Legacy of Blood: 1971

Legacy of Blood (1971)

But Honey, why would the sheriff’s head end up in the refrigerator?

This movie is not Citizen Kane, but I am tossing it out there to have some fun. I’m also curious if anyone else plays IMBd death pool. This is one of those reading-of-the-will movies where the children gather to honor their much disliked father. The dead patriarch is played by John Carradine who is in late-career form for this one—lots of leering and weird smirks. It also features some nice acting from Ivy Bethune as Elga the maid; Brooke Mills as the neurotic nympho, drug addict daughter; Buck Kartalian as the creepy butler (suitably named Igor); Richard Davlos as the playboy younger son; Jeff Morrow as the hip older son; and particularly good performances by the Faith Domergue in one of her last roles along with western star John Russel who plays the chauffer who sports a luger and has a lampshade made from a German soldier. The violence is composed of PG13 style decapitations and the occasional body ending up in the fish tank. Think of this film as an episode of Game of Thrones, only the CGI fight scenes are replaced by dialogue and character development.
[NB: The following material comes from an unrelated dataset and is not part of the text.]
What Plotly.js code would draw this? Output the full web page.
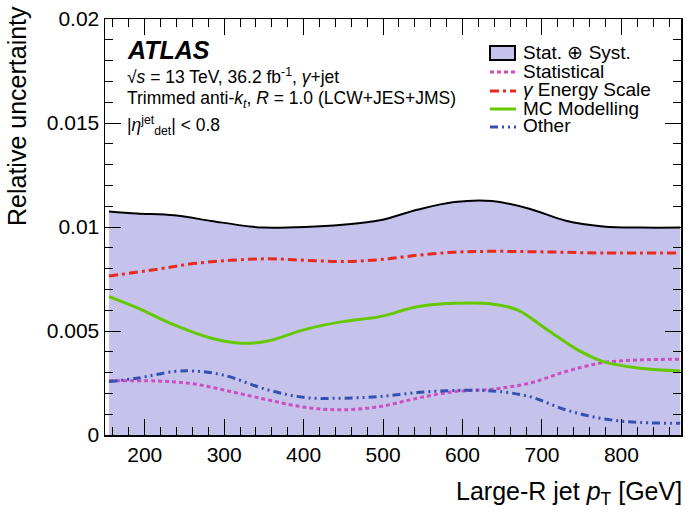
<!DOCTYPE html>
<html><head><meta charset="utf-8">
<script src="https://cdn.plot.ly/plotly-3.0.1.min.js"></script>
<style>body{margin:0;background:#fff}#c{width:685px;height:520px}</style>
</head><body><div id="c"></div>
<script>
// Data (pT in GeV, relative uncertainty)
const totalPt = [155,190,237,284,331,350,402,449,496,543,590,637,684,730,777,824,874];
const totalVal = [0.01075,0.01065,0.01056,0.01029,0.01003,0.00997,0.0100,0.01011,0.01032,0.01083,0.0112,0.01125,0.01088,0.0103,0.01003,0.00997,0.00997];

const egsPt = [155,214,261,308,355,402,449,496,543,590,637,707,777,874];
const egsVal = [0.00764,0.00796,0.00824,0.0084,0.00847,0.0084,0.00834,0.00843,0.00864,0.00879,0.00883,0.0088,0.00875,0.00875];

const mcPt = [155,190,237,284,322,355,402,449,496,543,590,637,669,707,745,777,824,874];
const mcVal = [0.00665,0.00612,0.00529,0.00465,0.00441,0.00452,0.00508,0.00545,0.00569,0.00617,0.00633,0.0063,0.00601,0.00505,0.00409,0.00353,0.00321,0.00308];

const statPt = [155,214,261,308,355,402,449,496,543,590,637,684,730,777,824,874];
const statVal = [0.0026,0.0026,0.00246,0.00209,0.00169,0.00133,0.00121,0.00137,0.00177,0.00209,0.0022,0.00249,0.00305,0.00348,0.00361,0.00364];

const otherPt = [155,190,237,261,298,355,402,449,496,543,590,637,684,730,777,824,874];
const otherVal = [0.00257,0.00273,0.00305,0.00308,0.00289,0.00217,0.0018,0.00177,0.00185,0.00204,0.00214,0.00212,0.00185,0.00121,0.00078,0.0006,0.00057];

const names = ["Stat. \u2295 Syst.","Statistical","<i>\u03b3</i> Energy Scale","MC Modelling","Other"];
const yTickVals = [0, 0.005, 0.01, 0.015, 0.02];
const yTickText = ["0", "0.005", "0.01", "0.015", "0.02"];

const FONT = "Liberation Sans, Arial, Helvetica, sans-serif";

const styles = [
  {color: "#000", width: 2, dash: "solid"},
  {color: "#cc4fbf", width: 3, dash: "4px,3px"},
  {color: "#e8291c", width: 3, dash: "9px,4px,3px,4px"},
  {color: "#66c800", width: 3, dash: "solid"},
  {color: "#3450b0", width: 3, dash: "8px,4px,2px,4px,2px,4px"}
];
const FILL = "#c5c3ec";

const series = [[totalPt, totalVal], [statPt, statVal], [egsPt, egsVal], [mcPt, mcVal], [otherPt, otherVal]];
const traces = series.map((s, i) => {
  const t = {x: s[0], y: s[1], name: names[i], type: "scatter", mode: "lines",
    line: {color: styles[i].color, width: styles[i].width, dash: styles[i].dash, shape: "spline", smoothing: 1}};
  if (i === 0) { t.fill = "tozeroy"; t.fillcolor = FILL; }
  return t;
});

// pixel helpers for the hand-drawn legend / text (plot area 105..681 x 19..435)
const L = 105, T = 19, W = 576, H = 416;
const px = v => (v - L) / W;
const py = v => 1 - (v - T) / H;

const shapes = [];
const annotations = [];
const legendY = [53, 72, 91, 109, 127];
names.forEach((n, i) => {
  if (i === 0) {
    shapes.push({type: "rect", xref: "paper", yref: "paper", x0: px(490), x1: px(515), y0: py(46), y1: py(60),
      fillcolor: FILL, line: {color: "#000", width: 2}});
  } else {
    shapes.push({type: "line", xref: "paper", yref: "paper", x0: px(490), x1: px(516), y0: py(legendY[i]), y1: py(legendY[i]),
      line: {color: styles[i].color, width: styles[i].width, dash: styles[i].dash}});
  }
  annotations.push({text: n, xref: "paper", yref: "paper", x: px(521), y: py(legendY[i] - 1), xanchor: "left", yanchor: "middle",
    showarrow: false, font: {size: 19}});
});

annotations.push(
  {text: "Relative uncertainty", xref: "paper", yref: "paper", x: px(17), y: py(116), xanchor: "center", yanchor: "middle",
   textangle: -90, showarrow: false, font: {size: 25}},
  {text: "Large-R jet <i>p</i><sub>T</sub> [GeV]", xref: "paper", yref: "paper", x: px(684), y: py(493), xanchor: "right", yanchor: "middle",
   showarrow: false, font: {size: 25}},
  {text: "<b><i>ATLAS</i></b>", xref: "paper", yref: "paper", x: px(125), y: py(50), xanchor: "left", yanchor: "middle",
   showarrow: false, font: {size: 25}},
  {text: "\u221a<i>s</i> = 13 TeV, 36.2 fb<sup>-1</sup>, <i>\u03b3</i>+jet", xref: "paper", yref: "paper", x: px(125), y: py(76), xanchor: "left", yanchor: "middle",
   showarrow: false, font: {size: 17.5}},
  {text: "Trimmed anti-<i>k</i><sub><i>t</i></sub>, <i>R</i> = 1.0 (LCW+JES+JMS)", xref: "paper", yref: "paper", x: px(125), y: py(100), xanchor: "left", yanchor: "middle",
   showarrow: false, font: {size: 17.5}},
  {text: "|<i>\u03b7</i><sup>jet</sup><sub>det</sub>| < 0.8", xref: "paper", yref: "paper", x: px(125), y: py(126), xanchor: "left", yanchor: "middle",
   showarrow: false, font: {size: 17.5}}
);

const layout = {
  width: 685, height: 520,
  margin: {l: L, r: 685 - L - W, t: T, b: 520 - T - H},
  paper_bgcolor: "#fff", plot_bgcolor: "#fff",
  font: {family: FONT, color: "#000", size: 21},
  showlegend: false,
  xaxis: {range: [150, 875], showgrid: false, zeroline: false, showline: true, linecolor: "#000", linewidth: 1.5,
          mirror: "ticks", ticks: "inside", ticklen: 16, tickwidth: 1, tickcolor: "#000", dtick: 100, tick0: 0,
          tickfont: {size: 21}, minor: {dtick: 20, ticks: "inside", ticklen: 8, tickcolor: "#000", showgrid: false}},
  yaxis: {range: [0, 0.02], showgrid: false, zeroline: false, showline: true, linecolor: "#000", linewidth: 1.5,
          mirror: "ticks", ticks: "inside", ticklen: 16, tickwidth: 1, tickcolor: "#000",
          tickvals: yTickVals, ticktext: yTickText,
          tickfont: {size: 21}, minor: {dtick: 0.001, ticks: "inside", ticklen: 8, tickcolor: "#000", showgrid: false}},
  shapes: shapes,
  annotations: annotations
};

Plotly.newPlot("c", traces, layout, {displayModeBar: false, staticPlot: true});
</script></body></html>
While this move is not high on the scale of artistic achievement, it was one of those late night classics that made the rounds of local TV stations in the 70s. A little too hardcore for primetime, stations would air it after midnight when the TV police had gone to bed. With that being said, if you like last-person-standing types of movies, this one weathers the test of time. Some of the major themes are greed, incest, and sadomasochism. It fits the bill for SNBC because it contains important lessons for those with troubled pasts: Don’t ever go home. Those people are crazy.


As an aside, this movie had me wondering if anyone else watches old movies, then scans the IMBd listings to see who’s still alive. This one features only two members of the original cast still listed among the living: Ivy Bethune, who currently resides in Sevastopol, and Brooke Mills. Obviously, I wish both of these lovely women long and happy lives, but it makes me wonder what it might be like to be the last person left alive of a movie cast. Death performs a weird arc in the lives of some people. Generally speaking, the older you get, the closer death creeps toward you as more and more people you know succumb. I know some folks that are so old, they’re almost running out of friends. So what is it like to be the last person left alive on a list like this one? What does it feel like to attend a class reunion of two? Or one for that matter? Is it a feeling of accomplishment, or are you just thinking, “Shit, can we just get this over with?”


These morbid ruminations aside, I would like the recommend this film to those who want to enjoy some decently-written horror and maybe have a few laughs along the way. All of the actors are skilled, though toward the end of their careers. That means plenty of overacting. There is some clunky dialogue and a few clutzy moments around the pool table and dart board. But the cast are professionals, doing their job right down to the final gun. It’s a good one to watch with a small group, provided that the participants are cool. You want to be in an upbeat mood for this one. There are no buzzkills. But it provides a suitably dark portrait of the human spirit. Just pick your horse and enjoy the ride.